Not only that, but are they doing this for fame and glory? No!

Are they doing it for the hell of it? (Well maybe a bit, eh!) No!

They are doing it for those wonderful people at Mountain Rescue. You know those guys and gals, and dogs, who come get us when we go waltzing up big hills in Sandals thinking, "It's only Wales", or "What can possibly go wrong in Windemere?!"

Mountain Rescue are fab! We had an interesting time a couple of years ago when we got a garbled text message from two of our friends who got themselves a bit stuck. Up Ben Nevis. And these were experienced climbers with all the kit. Thanks to the level headed folk with even better kit, they got out of it alive - and with all their toes intact! See BBC news report here. Hubby even ended up on the telly to my horror - he didn't even tidy up the front room!

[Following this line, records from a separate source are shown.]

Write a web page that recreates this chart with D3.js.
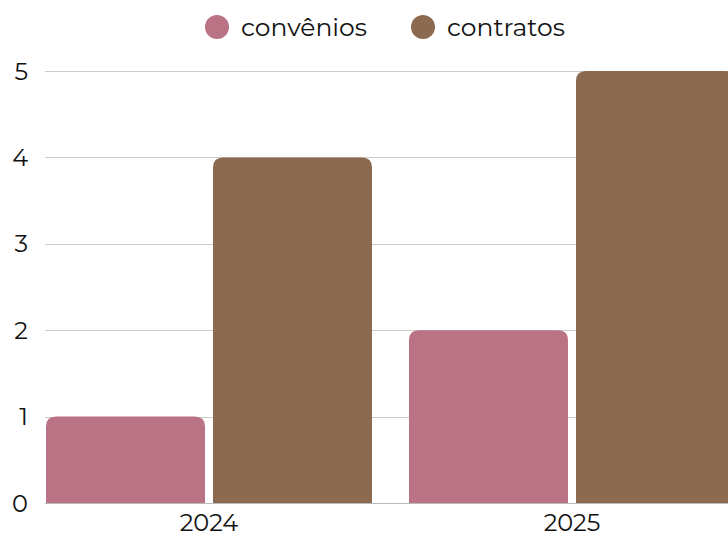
<!DOCTYPE html>
<html>
<head>
<meta charset="utf-8">
<script src="https://cdn.jsdelivr.net/npm/d3@7"></script>
<style>
  html, body { margin: 0; padding: 0; background: #fff; }
  svg text { font-family: Montserrat, "Noto Sans", Lato, sans-serif; fill: #111; }
</style>
</head>
<body>
<svg id="chart" width="728" height="536"></svg>
<script>
// Data
const years = ['2024', '2025'];
const seriesKeys = ['convênios', 'contratos'];
const convenios = [1, 2];
const contratos = [4, 5];
const yTicks = [0, 1, 2, 3, 4, 5];
const colors = ['#BA7285', '#8B6A50'];

const svg = d3.select('#chart');
const W = 728, H = 536;

const y = d3.scaleLinear().domain([0, 5]).range([503, 71]);

const x0 = d3.scaleBand().domain(years).range([46, 735])
    .paddingInner(37 / 363).paddingOuter(0);
const x1 = d3.scaleBand().domain(seriesKeys).range([0, x0.bandwidth()])
    .paddingInner(8 / 167).paddingOuter(0);
const color = d3.scaleOrdinal().domain(seriesKeys).range(colors);

// Gridlines
svg.append('g').selectAll('line')
    .data(yTicks)
    .join('line')
    .attr('x1', 45).attr('x2', W)
    .attr('y1', d => Math.round(y(d)) + 0.5)
    .attr('y2', d => Math.round(y(d)) + 0.5)
    .attr('stroke', d => d === 0 ? '#bbb' : '#ccc')
    .attr('stroke-width', 1);

// Y tick labels
svg.append('g').selectAll('text')
    .data(yTicks)
    .join('text')
    .attr('x', 28)
    .attr('y', d => y(d))
    .attr('dy', '0.36em')
    .attr('text-anchor', 'end')
    .attr('font-size', 24)
    .text(d => d);

// Rounded-top bar path
function topRounded(x, yTop, w, h, r) {
    r = Math.min(r, w / 2, h);
    return `M${x},${yTop + h}V${yTop + r}Q${x},${yTop} ${x + r},${yTop}` +
        `H${x + w - r}Q${x + w},${yTop} ${x + w},${yTop + r}V${yTop + h}Z`;
}

const rows = years.map((yr, i) => ({
    year: yr,
    values: [
        { key: seriesKeys[0], value: convenios[i] },
        { key: seriesKeys[1], value: contratos[i] }
    ]
}));

const groups = svg.append('g').selectAll('g')
    .data(rows)
    .join('g')
    .attr('transform', d => `translate(${x0(d.year)},0)`);

groups.selectAll('path')
    .data(d => d.values)
    .join('path')
    .attr('fill', d => color(d.key))
    .attr('d', d => topRounded(x1(d.key), y(d.value), x1.bandwidth(), y(0) - y(d.value), 10));

// X labels
svg.append('g').selectAll('text')
    .data(years)
    .join('text')
    .attr('x', d => x0(d) + x0.bandwidth() / 2)
    .attr('y', 531)
    .attr('text-anchor', 'middle')
    .attr('font-size', 24)
    .text(d => d);

// Legend
const legendX = [217, 423];
const legend = svg.append('g').selectAll('g')
    .data(seriesKeys)
    .join('g')
    .attr('transform', (d, i) => `translate(${legendX[i]},27)`);
legend.append('circle')
    .attr('r', 12)
    .attr('fill', d => color(d));
legend.append('text')
    .attr('x', 24)
    .attr('dy', '0.36em')
    .attr('font-size', 25)
    .text(d => d);
</script>
</body>
</html>
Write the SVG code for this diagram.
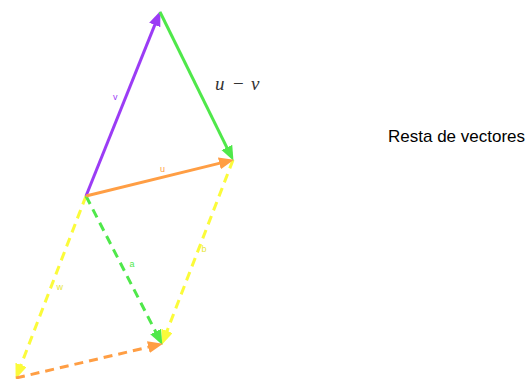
<svg xmlns="http://www.w3.org/2000/svg" width="530" height="379" viewBox="0 0 530 379">
<style>
.v{stroke:#9b3cf5;}
.g{stroke:#4fe84a;}
.o{stroke:#ff9e44;}
.y{stroke:#fbfb3a;}
line{stroke-width:3;fill:none;}
.d{stroke-dasharray:9 6;}
.lbl{font-family:"Liberation Sans",Arial,sans-serif;font-size:9px;}
</style>
<defs>
<marker id="mv" markerUnits="userSpaceOnUse" markerWidth="16" markerHeight="13" refX="6" refY="6" orient="auto"><path d="M0,0 L15,6 L0,12 z" fill="#9b3cf5"/></marker>
<marker id="mg" markerUnits="userSpaceOnUse" markerWidth="16" markerHeight="13" refX="6" refY="6" orient="auto"><path d="M0,0 L15,6 L0,12 z" fill="#4fe84a"/></marker>
<marker id="mo" markerUnits="userSpaceOnUse" markerWidth="16" markerHeight="13" refX="6" refY="6" orient="auto"><path d="M0,0 L15,6 L0,12 z" fill="#ff9e44"/></marker>
<marker id="my" markerUnits="userSpaceOnUse" markerWidth="16" markerHeight="13" refX="6" refY="6" orient="auto"><path d="M0,0 L15,6 L0,12 z" fill="#fbfb3a"/></marker>
</defs>
<g id="connectors">
<line class="y d" x1="86" y1="196" x2="18.9" y2="370.5" marker-end="url(#my)"/>
<line class="y d" x1="233" y1="160" x2="164.9" y2="336.5" marker-end="url(#my)"/>
<line class="g d" x1="86" y1="196" x2="158.3" y2="336.9" marker-end="url(#mg)"/>
<line class="o d" x1="16" y1="378" x2="154.2" y2="345.8" marker-end="url(#mo)"/>
<line class="v" x1="86" y1="196" x2="157" y2="19.4" marker-end="url(#mv)"/>
<line class="g" x1="160" y1="12" x2="229.5" y2="152.8" marker-end="url(#mg)"/>
<line class="o" x1="86" y1="196" x2="225.2" y2="161.9" marker-end="url(#mo)"/>
</g>
<g id="labels">
<text class="lbl" x="113" y="100" fill="#9b3cf5">v</text>
<text class="lbl" x="160" y="172" fill="#ff9e44">u</text>
<text class="lbl" x="129.5" y="267" fill="#4fe84a">a</text>
<text class="lbl" x="201.5" y="252" fill="#e6e63a">b</text>
<text class="lbl" x="56.5" y="290" fill="#e6e63a">w</text>
</g>
<g id="uv-label" fill="#333" font-family="'Liberation Serif','Times New Roman',serif" font-size="19">
<text x="215" y="90" font-style="italic">u</text>
<text x="233" y="90">−</text>
<text x="251" y="90" font-style="italic">v</text>
</g>
<g id="title">
<text x="388" y="142" font-family="'Liberation Sans',Arial,sans-serif" font-size="17" fill="#000">Resta de vectores</text>
</g>
</svg>
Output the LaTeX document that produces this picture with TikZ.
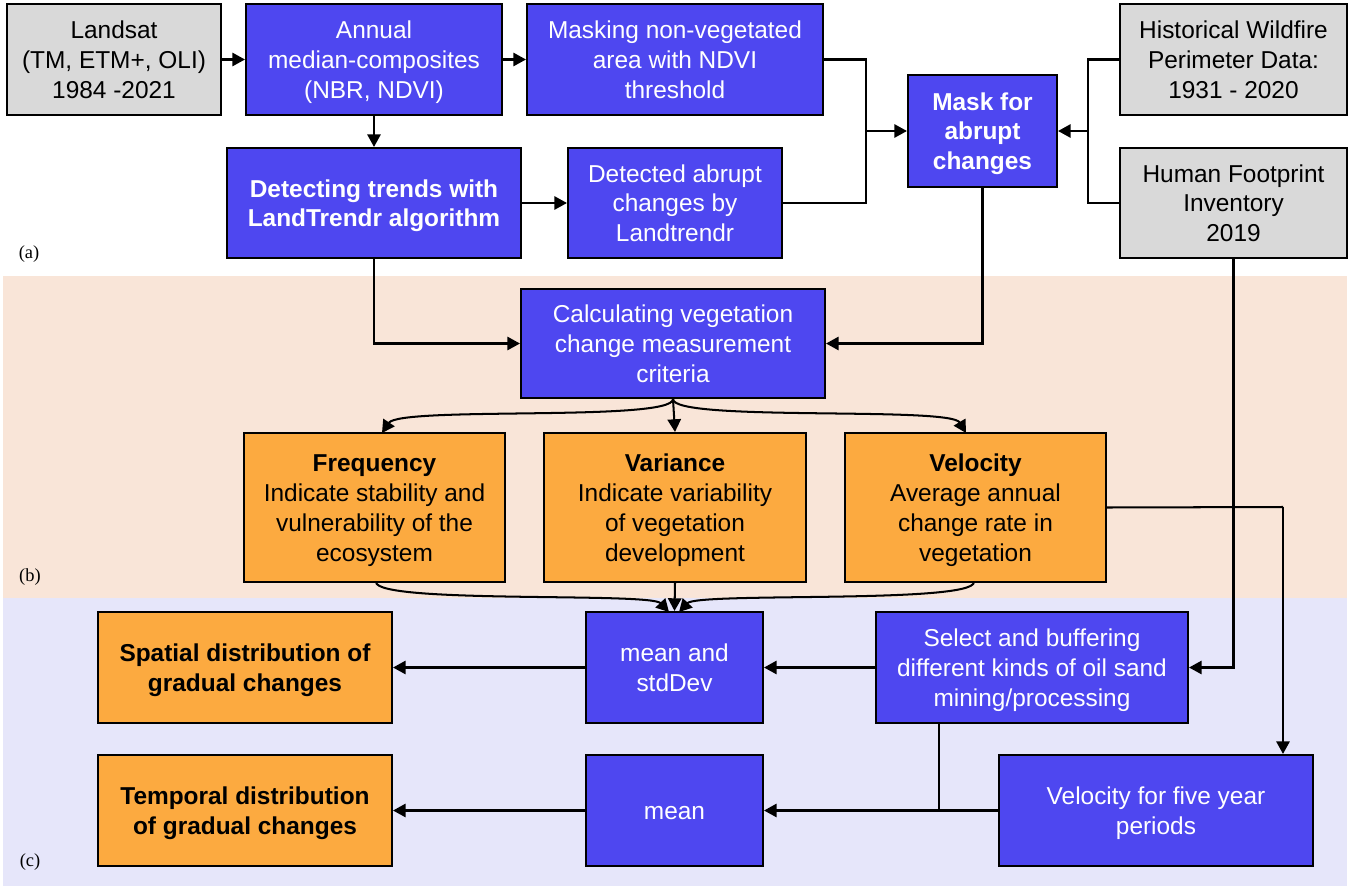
\documentclass[tikz,border=0pt]{standalone}
\usepackage{fontspec}
\setmainfont{Liberation Sans}
\newfontfamily\labserif{Liberation Serif}
\usetikzlibrary{arrows.meta}
\definecolor{bluebox}{RGB}{78,71,240}
\definecolor{orangebox}{RGB}{252,170,64}
\definecolor{graybox}{RGB}{217,217,217}
\definecolor{peachbg}{RGB}{249,229,216}
\definecolor{lavbg}{RGB}{230,230,250}
\newcommand{\ml}[1]{\raisebox{0pt}[\dimexpr\height+3.4pt\relax][\depth]{\begin{tabular}{@{}c@{}}#1\end{tabular}}}
\begin{document}
\begin{tikzpicture}[x=0.02cm,y=-0.02cm,
  base/.style={draw=black, line width=1.2pt, align=center, inner sep=0pt,
    font=\fontsize{13.9}{17}\selectfont},
  bluenode/.style={base, fill=bluebox, text=white},
  graynode/.style={base, fill=graybox, text=black},
  orangenode/.style={base, fill=orangebox, text=black},
  conn/.style={line width=1.15pt, draw=black},
  arr/.style={conn, -{Triangle[length=7.2pt,width=7.6pt]}},
  sublabel/.style={font=\labserif\fontsize{10.5}{12}\selectfont, inner sep=0pt}
]
\useasboundingbox (0,0) rectangle (1350,886);
\fill[white] (0,0) rectangle (1350,886);
\fill[peachbg] (3,276) rectangle (1347,598);
\fill[lavbg] (3,598) rectangle (1347,886);

% (a)
\node[graynode, minimum width=214*0.02cm, minimum height=111*0.02cm] (land) at (114,59.5) {\ml{Landsat\\(TM, ETM+, OLI)\\1984 -2021}};
\node[bluenode, minimum width=256*0.02cm, minimum height=111*0.02cm] (annual) at (374,59.5) {\ml{Annual\\median-composites\\(NBR, NDVI)}};
\node[bluenode, minimum width=296*0.02cm, minimum height=111*0.02cm] (masking) at (675,59.5) {\ml{Masking non-vegetated\\area with NDVI\\threshold}};
\node[bluenode, minimum width=294*0.02cm, minimum height=110*0.02cm, font=\fontsize{13.9}{17}\selectfont\bfseries] (detect) at (374,203) {\ml{Detecting trends with\\LandTrendr algorithm}};
\node[bluenode, minimum width=214*0.02cm, minimum height=110*0.02cm] (detab) at (675,203) {\ml{Detected abrupt\\changes by\\Landtrendr}};
\node[bluenode, minimum width=149*0.02cm, minimum height=112*0.02cm, font=\fontsize{13.9}{17}\selectfont\bfseries] (maskab) at (982.5,131) {\ml{Mask for\\abrupt\\changes}};
\node[graynode, minimum width=227*0.02cm, minimum height=111*0.02cm] (hist) at (1233.5,59.5) {\ml{Historical Wildfire\\Perimeter Data:\\1931 - 2020}};
\node[graynode, minimum width=227*0.02cm, minimum height=110*0.02cm] (human) at (1233.5,203) {\ml{Human Footprint\\Inventory\\2019}};

% (b)
\node[bluenode, minimum width=304*0.02cm, minimum height=109*0.02cm] (calc) at (673,343.5) {\ml{Calculating vegetation\\change measurement\\criteria}};
\node[orangenode, minimum width=261*0.02cm, minimum height=149*0.02cm] (freq) at (374.5,507.5) {\ml{\textbf{Frequency}\\Indicate stability and\\vulnerability of the\\ecosystem}};
\node[orangenode, minimum width=262*0.02cm, minimum height=149*0.02cm] (var) at (675,507.5) {\ml{\textbf{Variance}\\Indicate variability\\of vegetation\\development}};
\node[orangenode, minimum width=261*0.02cm, minimum height=149*0.02cm] (velo) at (975.5,507.5) {\ml{\textbf{Velocity}\\Average annual\\change rate in\\vegetation}};

% (c)
\node[bluenode, minimum width=177*0.02cm, minimum height=111*0.02cm] (meansd) at (674.5,667.5) {\ml{mean and\\stdDev}};
\node[bluenode, minimum width=312*0.02cm, minimum height=111*0.02cm] (select) at (1032,667.5) {\ml{Select and buffering\\different kinds of oil sand\\mining/processing}};
\node[bluenode, minimum width=177*0.02cm, minimum height=111*0.02cm] (mean) at (674.5,810.5) {\ml{mean}};
\node[bluenode, minimum width=314*0.02cm, minimum height=111*0.02cm] (vel5) at (1156,810.5) {\ml{Velocity for five year\\periods}};
\node[orangenode, minimum width=294*0.02cm, minimum height=111*0.02cm, font=\fontsize{13.9}{17}\selectfont\bfseries] (spatial) at (245,667.5) {\ml{Spatial distribution of\\gradual changes}};
\node[orangenode, minimum width=294*0.02cm, minimum height=111*0.02cm, font=\fontsize{13.9}{17}\selectfont\bfseries] (temporal) at (245,810.5) {\ml{Temporal distribution\\of gradual changes}};

% labels
\node[sublabel] (la) at (29,254) {(a)};
\node[sublabel] (lb) at (30,577) {(b)};
\node[sublabel] (lc) at (30,862) {(c)};

% coordinates
\coordinate (jL) at (866,131);
\coordinate (jR) at (1088,131);
\coordinate (vx) at (1283,507);
\coordinate (sj) at (939,810.5);
\coordinate (fin) at (382,433);
\coordinate (vin) at (966,433);
\coordinate (m1) at (669,612);
\coordinate (m2) at (679,612);
\coordinate (fout) at (376,582);
\coordinate (vout) at (974,582);

% connectors (a)
\draw[arr] (land.east) -- (annual.west);
\draw[arr] (annual.east) -- (masking.west);
\draw[arr] (annual.south) -- (detect.north);
\draw[arr] (detect.east) -- (detab.west);
\draw[conn] (masking.east) -| (jL);
\draw[conn] (detab.east) -| (jL);
\draw[arr] (jL) -- (maskab.west);
\draw[conn] (hist.west) -| (jR);
\draw[conn] (human.west) -| (jR);
\draw[arr] (jR) -- (maskab.east);

% (a) -> (b)
\draw[arr] (detect.south) |- (calc.west);
\draw[arr] (maskab.south) |- (calc.east);

% (b)
\draw[arr] (calc.south) .. controls (673,422) and (400,406) .. (fin);
\draw[arr] (calc.south) -- (var.north);
\draw[arr] (calc.south) .. controls (673,422) and (950,406) .. (vin);
\draw[arr] (fout) .. controls (376,604) and (650,592) .. (m1);
\draw[arr] (var.south) -- (meansd.north);
\draw[arr] (vout) .. controls (974,604) and (698,592) .. (m2);
\draw[conn] (velo.east) -- (vx);
\draw[arr] (vx) -- (vx |- vel5.north);

% (c)
\draw[arr] (human.south) |- (select.east);
\draw[arr] (select.west) -- (meansd.east);
\draw[arr] (meansd.west) -- (spatial.east);
\draw[conn] (sj |- select.south) -- (sj);
\draw[arr] (vel5.west) -- (mean.east);
\draw[arr] (mean.west) -- (temporal.east);
\end{tikzpicture}
\end{document}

Anyway, I digress. Rich and Mark want to raise £30,000 and every penny adds up so you have a penny jar and you fancy passing it on, I'm sure they'd be grinning from ear to ear!

You can check out Mountain Rescue here and make a donation here.

The official website for the challenge is here.

You see - there's always something to do other than write!

2 comments:

Jon M said...

Seemed like a good cause to me given that I had a penchant for running down mountains and breaking bones! :-) Good luck to them I say!

hesitant scribe said...

Hi Jon - yeah it is a good cause. My very infrequent forays into the ole world of climbering have luckily not needed the boys/gals in red, but I remember crying out for them once or twice one midsummer's eve half way up Tryfan at a quarter to midnight - inbetween cursing my husband and his friend who were 'leading'. We did have bacon butties and a brew on the top, and played shadow puppets with head torches on the sky which made it worthwhile - just - but it didn't make we want to do it every weekend!